Retype the lines beneath this one, from the first through the line containing "import pandas as pd". Pictures are left out.

▶ **Data segment**

+ + + + +

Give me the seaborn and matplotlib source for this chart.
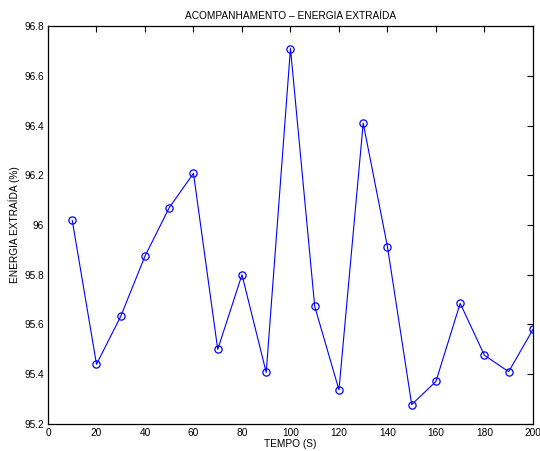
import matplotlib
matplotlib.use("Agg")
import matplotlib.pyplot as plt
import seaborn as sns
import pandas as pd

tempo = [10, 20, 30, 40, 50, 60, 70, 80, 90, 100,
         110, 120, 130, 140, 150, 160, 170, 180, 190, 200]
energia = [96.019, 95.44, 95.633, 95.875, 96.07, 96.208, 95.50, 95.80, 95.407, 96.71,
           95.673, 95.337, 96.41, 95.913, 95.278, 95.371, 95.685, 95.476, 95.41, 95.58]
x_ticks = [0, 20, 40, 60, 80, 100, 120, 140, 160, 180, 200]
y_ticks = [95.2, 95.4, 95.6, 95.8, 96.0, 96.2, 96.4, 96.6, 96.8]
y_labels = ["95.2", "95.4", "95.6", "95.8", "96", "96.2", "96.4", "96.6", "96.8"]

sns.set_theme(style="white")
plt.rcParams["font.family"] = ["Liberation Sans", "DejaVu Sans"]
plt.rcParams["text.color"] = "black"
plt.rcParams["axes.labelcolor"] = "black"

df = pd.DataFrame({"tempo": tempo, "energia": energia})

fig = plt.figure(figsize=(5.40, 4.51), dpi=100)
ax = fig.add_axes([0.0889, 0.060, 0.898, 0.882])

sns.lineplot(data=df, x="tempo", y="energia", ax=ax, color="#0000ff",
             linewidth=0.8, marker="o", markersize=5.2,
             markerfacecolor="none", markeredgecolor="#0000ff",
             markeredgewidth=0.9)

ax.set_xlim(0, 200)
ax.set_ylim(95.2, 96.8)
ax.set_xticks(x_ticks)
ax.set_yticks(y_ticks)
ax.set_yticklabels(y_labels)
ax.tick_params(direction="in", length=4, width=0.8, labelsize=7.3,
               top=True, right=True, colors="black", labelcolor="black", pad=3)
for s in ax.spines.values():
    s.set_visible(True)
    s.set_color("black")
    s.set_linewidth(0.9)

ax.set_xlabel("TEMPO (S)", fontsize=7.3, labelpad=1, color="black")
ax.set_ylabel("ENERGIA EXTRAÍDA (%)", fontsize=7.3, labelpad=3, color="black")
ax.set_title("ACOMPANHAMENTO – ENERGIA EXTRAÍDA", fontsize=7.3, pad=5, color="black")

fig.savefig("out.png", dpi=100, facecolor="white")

+ + + + +

▶ **Finished exercise**
Give me the seaborn and matplotlib source for this chart.
import matplotlib
matplotlib.use("Agg")
import matplotlib.pyplot as plt
import seaborn as sns
import pandas as pd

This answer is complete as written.